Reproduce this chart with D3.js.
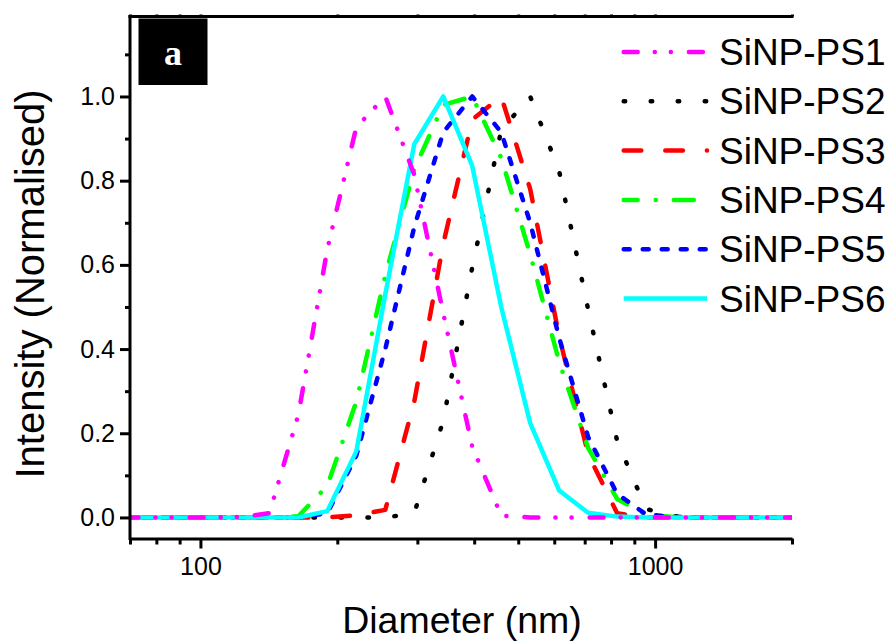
<!DOCTYPE html>
<html>
<head>
<meta charset="utf-8">
<script src="https://cdn.jsdelivr.net/npm/d3@7"></script>
<style>
  html, body { margin: 0; padding: 0; background: #fff; }
  svg { display: block; }
</style>
</head>
<body>
<div id="chart"></div>
<script>
// ---------------- data ----------------
const diameters = [68.06, 78.82, 91.28, 105.7, 122.4, 141.8, 164.2, 190.1, 220.2, 255.0, 295.3, 342.0, 396.1, 458.7, 531.2, 615.1, 712.4, 825.0, 955.4, 1106, 1281, 1484, 1718, 1990, 2305];
const ps1 = [0, 0, 0, 0, 0.001, 0.01, 0.244, 0.637, 0.927, 1.0, 0.814, 0.485, 0.168, 0.004, 0, 0, 0, 0, 0, 0, 0, 0, 0, 0, 0];
const ps2 = [0, 0, 0, 0, 0, 0, 0, 0, 0, 0, 0.01, 0.23, 0.594, 0.92, 1.0, 0.823, 0.494, 0.182, 0.02, 0.003, 0, 0, 0, 0, 0];
const ps3 = [0, 0, 0, 0, 0, 0, 0, 0, 0.005, 0.018, 0.275, 0.65, 0.945, 1.0, 0.78, 0.43, 0.15, 0.01, 0, 0, 0, 0, 0, 0, 0];
const ps4 = [0, 0, 0, 0, 0, 0, 0.003, 0.075, 0.275, 0.575, 0.827, 0.98, 1.0, 0.854, 0.625, 0.37, 0.165, 0.044, 0.006, 0.001, 0, 0, 0, 0, 0];
const ps5 = [0, 0, 0, 0, 0, 0, 0, 0.01, 0.147, 0.40, 0.69, 0.915, 1.0, 0.915, 0.70, 0.427, 0.191, 0.056, 0.007, 0.001, 0, 0, 0, 0, 0];
const ps6 = [0, 0, 0, 0, 0, 0, 0, 0.015, 0.157, 0.53, 0.887, 1.0, 0.835, 0.50, 0.224, 0.064, 0.011, 0.002, 0, 0, 0, 0, 0, 0, 0];
const seriesNames = ["SiNP-PS1", "SiNP-PS2", "SiNP-PS3", "SiNP-PS4", "SiNP-PS5", "SiNP-PS6"];
const xMajorTicks = [100, 1000];
const xMajorLabels = ["100", "1000"];
const xMinorTicks = [70, 80, 90, 200, 300, 400, 500, 600, 700, 800, 900, 2000];
const yMajorTicks = [0, 0.2, 0.4, 0.6, 0.8, 1.0];
const yMajorLabels = ["0.0", "0.2", "0.4", "0.6", "0.8", "1.0"];
const yMinorTicks = [0.1, 0.3, 0.5, 0.7, 0.9, 1.1];
const xTitle = "Diameter (nm)";
const yTitle = "Intensity (Normalised)";
const panelLabel = "a";

// ---------------- styles ----------------
const seriesValues = [ps1, ps2, ps3, ps4, ps5, ps6];
const colors = ["#ff00ff", "#000000", "#ff0000", "#00ff00", "#0000ff", "#00ffff"];
const dashes = ["14,17,0.1,16,0.1,18", "1.5,25.5", "17.6,24", "20,18,0.1,18", "6,13", null];
const legendOffsets = [0, 0, 0, 6, 0, 0];
const drawOrder = [1, 2, 3, 4, 5, 0];

const W = 894, H = 641;
const L = 130, R = 792, T = 16.5, B = 538.5;
const FONT = "'Liberation Sans', Arial, Helvetica, sans-serif";

const svg = d3.select("#chart").append("svg")
  .attr("width", W).attr("height", H)
  .attr("viewBox", `0 0 ${W} ${H}`);

const x = d3.scaleLog().domain([70, 2000]).range([L, R]);
const y = d3.scaleLinear().domain([-0.05, 1.19]).range([B, T]);

svg.append("defs").append("clipPath").attr("id", "plotclip")
  .append("rect").attr("x", L).attr("y", T).attr("width", R - L).attr("height", B - T);

// series lines
const line = d3.line().x(d => x(d[0])).y(d => y(d[1]));
const gLines = svg.append("g").attr("clip-path", "url(#plotclip)");
drawOrder.forEach(i => {
  const pts = diameters.map((dd, k) => [dd, seriesValues[i][k]]);
  const p = gLines.append("path")
    .datum(pts)
    .attr("d", line)
    .attr("fill", "none")
    .attr("stroke", colors[i])
    .attr("stroke-width", 4.5)
    .attr("stroke-linecap", dashes[i] ? "round" : "butt")
    .attr("stroke-linejoin", "round");
  if (dashes[i]) p.attr("stroke-dasharray", dashes[i]);
});

// axes
function styleAxis(g) {
  g.selectAll("path.domain").attr("stroke", "#000").attr("stroke-width", 3);
  g.selectAll(".tick line").attr("stroke", "#000").attr("stroke-width", 3);
  g.selectAll(".tick text").attr("font-family", FONT).attr("font-size", 25).attr("fill", "#000");
}
// bottom
const gxMinor = svg.append("g").attr("transform", `translate(0,${B})`)
  .call(d3.axisBottom(x).tickValues(xMinorTicks).tickSize(6).tickSizeOuter(0).tickFormat(""));
styleAxis(gxMinor);
const gxMajor = svg.append("g").attr("transform", `translate(0,${B})`)
  .call(d3.axisBottom(x).tickValues(xMajorTicks).tickSize(10).tickPadding(9)
    .tickSizeOuter(0).tickFormat((d, i) => xMajorLabels[i]));
styleAxis(gxMajor);
gxMajor.select("path.domain").remove();
// top (frame)
const gxTop = svg.append("g").attr("transform", `translate(0,${T})`)
  .call(d3.axisTop(x).tickValues(xMinorTicks.concat(xMajorTicks)).tickSize(2).tickSizeOuter(0).tickFormat(""));
styleAxis(gxTop);
gxTop.select("path.domain").attr("d", `M${L - 1.5},0H${R + 1.5}`);
// left
const gyMinor = svg.append("g").attr("transform", `translate(${L},0)`)
  .call(d3.axisLeft(y).tickValues(yMinorTicks).tickSize(5).tickSizeOuter(0).tickFormat(""));
styleAxis(gyMinor);
gyMinor.select("path.domain").attr("d", `M0,${T - 1.5}V${B + 1.5}`);
const gyMajor = svg.append("g").attr("transform", `translate(${L},0)`)
  .call(d3.axisLeft(y).tickValues(yMajorTicks).tickSize(10).tickPadding(5)
    .tickSizeOuter(0).tickFormat((d, i) => yMajorLabels[i]));
styleAxis(gyMajor);
gyMajor.select("path.domain").remove();

// axis titles
svg.append("text")
  .attr("x", 462).attr("y", 633)
  .attr("text-anchor", "middle")
  .attr("font-family", FONT).attr("font-size", 37.5)
  .text(xTitle);
svg.append("text")
  .attr("transform", `translate(44,284) rotate(-90)`)
  .attr("text-anchor", "middle")
  .attr("font-family", FONT).attr("font-size", 40)
  .text(yTitle);

// panel label
svg.append("rect").attr("x", 138.5).attr("y", 18.5).attr("width", 69).attr("height", 66.5).attr("fill", "#000");
svg.append("text")
  .attr("x", 173).attr("y", 65)
  .attr("text-anchor", "middle")
  .attr("font-family", "'Liberation Serif', 'Times New Roman', serif")
  .attr("font-weight", "bold")
  .attr("font-size", 36)
  .attr("fill", "#fff")
  .text(panelLabel);

// legend
const legend = svg.append("g");
seriesNames.forEach((name, i) => {
  const cy = 52 + i * 49.3;
  const ln = legend.append("line")
    .attr("x1", 623.7).attr("x2", 707)
    .attr("y1", cy).attr("y2", cy)
    .attr("stroke", colors[i]).attr("stroke-width", 4.5)
    .attr("stroke-linecap", dashes[i] ? "round" : "butt");
  if (dashes[i]) ln.attr("stroke-dasharray", dashes[i]).attr("stroke-dashoffset", legendOffsets[i]);
  legend.append("text")
    .attr("x", 719).attr("y", cy + 13)
    .attr("font-family", FONT).attr("font-size", 37)
    .attr("fill", "#000")
    .text(name);
});
</script>
</body>
</html>
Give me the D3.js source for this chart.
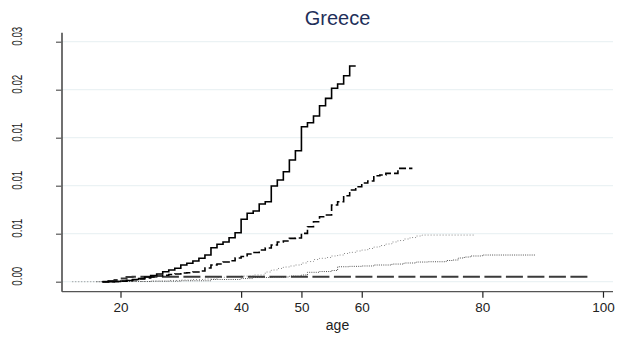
——
(Problem requirements): From the data above, gather every line that includes the word "this".

(Written answer):
Reproduce this chart with D3.js.
Give me the D3.js source for this chart.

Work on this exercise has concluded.